Schwäbische Zeitung (Ravensburg / Weingarten)
Orbán und die EVP-Spitze kommen sich nicht näher
Der ungarischen Fidesz-Partei droht nach wie vor der Ausschluss von den europäischen Konservativen – Merkel will vermitteln
BUDAPEST (dpa) - Gut zwei Monate vor der Europawahl droht weiter eine Spaltung der konservativen Europäischen Volkspartei. Im Streit um einen möglichen Ausschluss der ungarischen Fidesz-Partei gab es bei einem Gespräch zwischen dem EVPSpitzenkandidaten, Manfred Weber, und dem ungarischen Ministerpräsidenten Viktor Orbán am Dienstag keine nennenswerte Annäherung. „Wir bleiben weiter im Gespräch“, sagte Weber (CSU) nach dem Treffen in Budapest mit dem rechtsnationalen Regierungschef. Es sei ein konstruktiver Austausch gewesen, der viele Fragen berührt habe.
Kritiker werfen Orbán vor, in Ungarn seit Jahren Demokratie und Rechtsstaat auszuhöhlen, kritische Medien zum Schweigen zu bringen und die Opposition durch Repressalien zu schwächen. Zuletzt erregte eine Plakataktion gegen den von der EVP gestellten EU-Kommissionspräsidenten Jean-Claude Juncker Unmut in der Parteienfamilie. Würde die Fidesz aus der EVP herausbrechen, erlitten Webers Ambitionen, nach der Europawahl Ende Mai EUKommissionschef zu werden, jedoch einen herben Rückschlag.
Während der Vorsitzende der CSU-Abgeordneten im Bundestag, Alexander Dobrindt, und andere in CDU und CSU auf ein Zeichen Orbáns hofften, trotz aller Differenzen in der EVP bleiben zu wollen, forderten die Grünen Weber zu Härte gegenüber Orbán auf. „Manfred Weber muss Viktor Orbán unmissverständlich klarmachen, dass die europäischen Werte für alle Mitgliedsländer gleichermaßen gelten“, sagte der Spitzenkandidat der deutschen Grünen für die Wahl, Sven Giegold.
Bundeskanzlerin Angela Merkel ließ erkennen, dass sie beim EU-Gipfel kommende Woche das Gespräch mit Orbán suchen wolle. Das Problem sei aber zunächst eine Parteiangelegenheit.
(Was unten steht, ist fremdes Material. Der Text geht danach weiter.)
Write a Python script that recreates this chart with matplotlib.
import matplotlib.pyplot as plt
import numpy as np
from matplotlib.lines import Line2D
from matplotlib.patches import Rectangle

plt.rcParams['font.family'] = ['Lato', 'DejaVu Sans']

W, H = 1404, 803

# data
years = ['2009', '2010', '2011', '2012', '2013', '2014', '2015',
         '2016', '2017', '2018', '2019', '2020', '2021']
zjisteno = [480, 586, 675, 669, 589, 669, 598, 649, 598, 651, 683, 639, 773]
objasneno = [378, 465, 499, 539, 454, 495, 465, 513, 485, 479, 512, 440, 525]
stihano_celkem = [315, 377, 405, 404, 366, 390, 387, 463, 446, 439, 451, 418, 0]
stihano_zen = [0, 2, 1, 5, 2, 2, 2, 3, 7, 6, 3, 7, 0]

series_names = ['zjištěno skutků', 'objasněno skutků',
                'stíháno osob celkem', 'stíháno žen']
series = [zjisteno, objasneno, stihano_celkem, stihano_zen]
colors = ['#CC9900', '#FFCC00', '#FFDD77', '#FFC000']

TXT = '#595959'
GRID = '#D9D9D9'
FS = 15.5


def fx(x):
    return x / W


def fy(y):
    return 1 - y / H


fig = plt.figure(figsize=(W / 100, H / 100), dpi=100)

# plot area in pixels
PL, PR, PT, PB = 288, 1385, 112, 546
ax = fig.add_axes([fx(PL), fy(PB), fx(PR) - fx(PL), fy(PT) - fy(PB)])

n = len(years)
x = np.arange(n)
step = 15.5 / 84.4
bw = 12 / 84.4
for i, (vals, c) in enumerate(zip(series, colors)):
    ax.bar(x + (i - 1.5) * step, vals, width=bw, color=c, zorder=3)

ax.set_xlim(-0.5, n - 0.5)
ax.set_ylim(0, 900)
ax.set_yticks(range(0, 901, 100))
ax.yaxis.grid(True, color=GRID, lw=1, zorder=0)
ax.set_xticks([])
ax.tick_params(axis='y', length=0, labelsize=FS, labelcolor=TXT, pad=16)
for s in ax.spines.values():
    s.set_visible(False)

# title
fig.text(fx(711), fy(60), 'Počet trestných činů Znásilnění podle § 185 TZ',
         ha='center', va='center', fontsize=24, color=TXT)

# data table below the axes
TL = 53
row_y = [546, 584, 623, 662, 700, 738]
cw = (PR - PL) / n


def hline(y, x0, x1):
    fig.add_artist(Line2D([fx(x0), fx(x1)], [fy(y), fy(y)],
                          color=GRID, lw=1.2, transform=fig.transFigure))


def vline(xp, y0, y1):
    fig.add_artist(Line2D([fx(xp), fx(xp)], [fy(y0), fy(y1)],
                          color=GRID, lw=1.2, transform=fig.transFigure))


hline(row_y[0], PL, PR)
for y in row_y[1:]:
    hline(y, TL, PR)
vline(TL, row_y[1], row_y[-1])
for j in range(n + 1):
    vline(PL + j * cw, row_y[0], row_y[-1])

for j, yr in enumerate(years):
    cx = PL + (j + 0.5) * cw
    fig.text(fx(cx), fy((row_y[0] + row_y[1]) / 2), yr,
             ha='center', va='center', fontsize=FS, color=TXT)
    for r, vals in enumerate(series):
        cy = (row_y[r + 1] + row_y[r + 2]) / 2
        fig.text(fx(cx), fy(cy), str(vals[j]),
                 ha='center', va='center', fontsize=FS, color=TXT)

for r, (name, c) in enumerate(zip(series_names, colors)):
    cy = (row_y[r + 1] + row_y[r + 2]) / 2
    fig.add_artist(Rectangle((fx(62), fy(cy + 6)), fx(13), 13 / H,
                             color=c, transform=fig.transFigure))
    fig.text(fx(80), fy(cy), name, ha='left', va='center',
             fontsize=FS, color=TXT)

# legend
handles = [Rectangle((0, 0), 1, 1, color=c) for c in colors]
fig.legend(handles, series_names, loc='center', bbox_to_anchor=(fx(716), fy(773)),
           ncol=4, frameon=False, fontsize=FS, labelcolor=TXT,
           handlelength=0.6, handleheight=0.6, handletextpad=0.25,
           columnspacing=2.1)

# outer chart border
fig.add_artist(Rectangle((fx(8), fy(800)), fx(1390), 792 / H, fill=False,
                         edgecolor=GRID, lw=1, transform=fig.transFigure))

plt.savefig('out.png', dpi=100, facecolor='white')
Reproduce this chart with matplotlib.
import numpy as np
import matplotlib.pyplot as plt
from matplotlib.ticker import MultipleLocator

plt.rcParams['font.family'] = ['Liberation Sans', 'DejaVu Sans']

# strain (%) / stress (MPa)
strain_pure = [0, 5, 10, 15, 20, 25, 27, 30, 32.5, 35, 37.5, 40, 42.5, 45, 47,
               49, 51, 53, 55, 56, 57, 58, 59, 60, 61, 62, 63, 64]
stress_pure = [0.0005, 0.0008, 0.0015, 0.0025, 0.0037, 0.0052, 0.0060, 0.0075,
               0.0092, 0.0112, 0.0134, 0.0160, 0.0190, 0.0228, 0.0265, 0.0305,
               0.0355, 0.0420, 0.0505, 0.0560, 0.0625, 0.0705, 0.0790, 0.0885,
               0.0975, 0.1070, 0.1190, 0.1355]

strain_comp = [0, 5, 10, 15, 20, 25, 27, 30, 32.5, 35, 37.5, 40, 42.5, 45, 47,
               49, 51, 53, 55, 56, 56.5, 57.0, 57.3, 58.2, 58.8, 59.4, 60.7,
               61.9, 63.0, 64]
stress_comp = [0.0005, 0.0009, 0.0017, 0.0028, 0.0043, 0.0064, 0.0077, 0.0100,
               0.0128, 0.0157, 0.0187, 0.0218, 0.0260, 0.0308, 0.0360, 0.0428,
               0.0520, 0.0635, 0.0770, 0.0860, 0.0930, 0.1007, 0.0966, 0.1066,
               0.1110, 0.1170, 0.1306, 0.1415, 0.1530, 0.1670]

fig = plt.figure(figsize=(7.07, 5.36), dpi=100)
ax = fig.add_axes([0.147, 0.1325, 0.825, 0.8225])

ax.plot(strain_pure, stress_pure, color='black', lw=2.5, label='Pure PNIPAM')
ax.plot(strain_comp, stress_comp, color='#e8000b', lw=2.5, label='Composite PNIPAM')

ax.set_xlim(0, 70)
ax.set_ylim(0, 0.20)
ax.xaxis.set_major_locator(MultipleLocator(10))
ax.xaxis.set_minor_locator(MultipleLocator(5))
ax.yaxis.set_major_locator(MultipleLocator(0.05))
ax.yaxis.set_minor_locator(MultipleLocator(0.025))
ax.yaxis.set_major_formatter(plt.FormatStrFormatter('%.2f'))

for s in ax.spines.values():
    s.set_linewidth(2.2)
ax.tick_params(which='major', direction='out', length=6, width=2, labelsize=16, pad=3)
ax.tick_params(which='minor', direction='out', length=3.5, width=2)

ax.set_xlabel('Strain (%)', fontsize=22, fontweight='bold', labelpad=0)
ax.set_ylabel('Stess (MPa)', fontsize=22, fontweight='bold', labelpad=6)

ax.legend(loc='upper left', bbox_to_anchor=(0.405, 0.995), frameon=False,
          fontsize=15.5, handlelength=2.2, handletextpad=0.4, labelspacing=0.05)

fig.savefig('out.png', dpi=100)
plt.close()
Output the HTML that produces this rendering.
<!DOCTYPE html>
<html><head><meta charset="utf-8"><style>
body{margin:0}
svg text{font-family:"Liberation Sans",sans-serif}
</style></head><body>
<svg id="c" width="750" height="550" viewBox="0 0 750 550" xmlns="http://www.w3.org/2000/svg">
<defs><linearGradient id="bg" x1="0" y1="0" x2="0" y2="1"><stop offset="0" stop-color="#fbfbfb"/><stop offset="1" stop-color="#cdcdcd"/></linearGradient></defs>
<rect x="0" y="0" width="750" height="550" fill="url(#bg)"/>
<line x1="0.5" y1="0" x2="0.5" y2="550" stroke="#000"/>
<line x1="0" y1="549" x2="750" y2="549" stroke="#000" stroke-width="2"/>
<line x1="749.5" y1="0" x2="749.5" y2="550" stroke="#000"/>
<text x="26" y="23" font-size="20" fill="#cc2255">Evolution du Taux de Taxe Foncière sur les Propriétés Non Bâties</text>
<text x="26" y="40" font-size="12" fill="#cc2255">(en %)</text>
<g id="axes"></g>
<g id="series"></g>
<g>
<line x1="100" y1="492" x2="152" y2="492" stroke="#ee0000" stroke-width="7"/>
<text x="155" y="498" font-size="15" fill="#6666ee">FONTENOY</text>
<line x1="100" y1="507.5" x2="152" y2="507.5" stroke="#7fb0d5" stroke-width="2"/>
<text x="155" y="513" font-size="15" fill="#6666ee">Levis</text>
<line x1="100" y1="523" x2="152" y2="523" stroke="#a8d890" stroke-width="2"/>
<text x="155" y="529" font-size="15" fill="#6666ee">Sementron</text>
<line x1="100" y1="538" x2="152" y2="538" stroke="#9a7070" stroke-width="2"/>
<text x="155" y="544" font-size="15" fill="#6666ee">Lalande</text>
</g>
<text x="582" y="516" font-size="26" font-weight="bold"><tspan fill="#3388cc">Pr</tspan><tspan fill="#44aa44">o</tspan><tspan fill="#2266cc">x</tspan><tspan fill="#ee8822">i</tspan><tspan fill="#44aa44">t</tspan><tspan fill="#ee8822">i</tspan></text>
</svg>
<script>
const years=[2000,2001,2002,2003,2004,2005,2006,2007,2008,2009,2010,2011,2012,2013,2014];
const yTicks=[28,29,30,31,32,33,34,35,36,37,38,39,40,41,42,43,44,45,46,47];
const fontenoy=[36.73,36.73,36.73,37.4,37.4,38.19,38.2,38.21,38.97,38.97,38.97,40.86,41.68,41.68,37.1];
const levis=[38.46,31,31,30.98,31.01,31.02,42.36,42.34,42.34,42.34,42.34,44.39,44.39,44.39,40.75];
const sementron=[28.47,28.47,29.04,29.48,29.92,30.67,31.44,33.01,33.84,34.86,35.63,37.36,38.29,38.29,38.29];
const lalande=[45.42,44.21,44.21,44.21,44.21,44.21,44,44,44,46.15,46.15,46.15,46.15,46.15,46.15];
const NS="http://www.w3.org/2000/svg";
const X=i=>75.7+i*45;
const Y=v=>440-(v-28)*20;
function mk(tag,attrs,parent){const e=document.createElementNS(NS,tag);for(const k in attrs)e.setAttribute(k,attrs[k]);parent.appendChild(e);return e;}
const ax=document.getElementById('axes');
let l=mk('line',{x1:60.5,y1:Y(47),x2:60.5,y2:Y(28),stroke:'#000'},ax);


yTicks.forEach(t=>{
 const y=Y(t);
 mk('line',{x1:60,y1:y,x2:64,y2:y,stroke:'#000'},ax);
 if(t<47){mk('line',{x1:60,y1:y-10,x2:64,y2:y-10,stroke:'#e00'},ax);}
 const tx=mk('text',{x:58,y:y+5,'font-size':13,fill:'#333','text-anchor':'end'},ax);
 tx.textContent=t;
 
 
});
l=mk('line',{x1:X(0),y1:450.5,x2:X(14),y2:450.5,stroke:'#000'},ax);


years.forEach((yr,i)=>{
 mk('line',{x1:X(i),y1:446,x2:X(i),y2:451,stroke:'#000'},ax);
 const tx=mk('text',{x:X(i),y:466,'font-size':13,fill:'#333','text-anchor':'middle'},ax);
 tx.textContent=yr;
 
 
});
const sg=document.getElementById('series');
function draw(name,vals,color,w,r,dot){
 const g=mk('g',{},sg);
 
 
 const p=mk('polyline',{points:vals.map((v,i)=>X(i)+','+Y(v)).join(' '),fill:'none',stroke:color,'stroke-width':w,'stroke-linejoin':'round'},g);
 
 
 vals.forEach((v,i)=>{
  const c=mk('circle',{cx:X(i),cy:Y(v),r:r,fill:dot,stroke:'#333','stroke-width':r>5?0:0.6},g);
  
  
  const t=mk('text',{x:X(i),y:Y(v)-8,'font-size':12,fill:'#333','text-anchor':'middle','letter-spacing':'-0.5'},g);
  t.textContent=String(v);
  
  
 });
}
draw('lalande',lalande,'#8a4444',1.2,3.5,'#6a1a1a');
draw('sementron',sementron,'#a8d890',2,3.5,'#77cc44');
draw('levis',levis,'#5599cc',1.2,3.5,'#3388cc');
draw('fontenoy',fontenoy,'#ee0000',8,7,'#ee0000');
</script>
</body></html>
Aber natürlich sei sie mit allen Regierungschefs im Gespräch.
13 Parteien sind für Ausschluss
Der EVP-Vorstand wird nächste Woche Mittwoch über den weiteren Umgang mit Orbáns Partei entscheiden. Bislang haben 13 Parteien offiziell den Ausschluss oder die zeitweise Suspendierung gefordert. Am Ende könnte ein Ausschluss stehen.
Weber selbst betonte nach dem Gespräch am Dienstag erneut, er habe Orbán klargemacht, dass die Grundwerte in der EVP nicht verhandelbar seien. Konkret wurde er allerdings nicht: „Wir stehen in einem Dialog. Ich werde das nicht kommentieren, so lange wir diesen nicht abgeschlossen haben.“Orbán habe aber zugesagt, die jüngste AntiEU-Plakatkampagne zu beenden. „Das ist ein erstes, kleines Signal.“Aber: „Eine Menge Fragen liegen auf dem Tisch.“Es gehe da auch um das größere Bild: Das Europaparlament leite bereits ein Sanktionsverfahren wegen der Gefährdung von EUGrundwerten gegen Ungarn ein, die EU-Kommission verklagte das Land wegen der Verletzung von EU-Recht.
Dobrindt rief alle Beteiligten auf, „verantwortungsvoll“mit der Situation umzugehen. Orbán müsse klar machen, dass Fidesz Teil der Parteienfamilie sein wolle. Der GrünenEuropaabgeordnete Giegold sagte: „Es darf keinen Grundrechte-Rabatt aufgrund von Parteimitgliedschaft geben.“Als EVP-Spitzenkandidat müsse Weber sich unabhängig machen von seiner CSU, die Orbán immer wieder hofiert habe, forderte Giegold.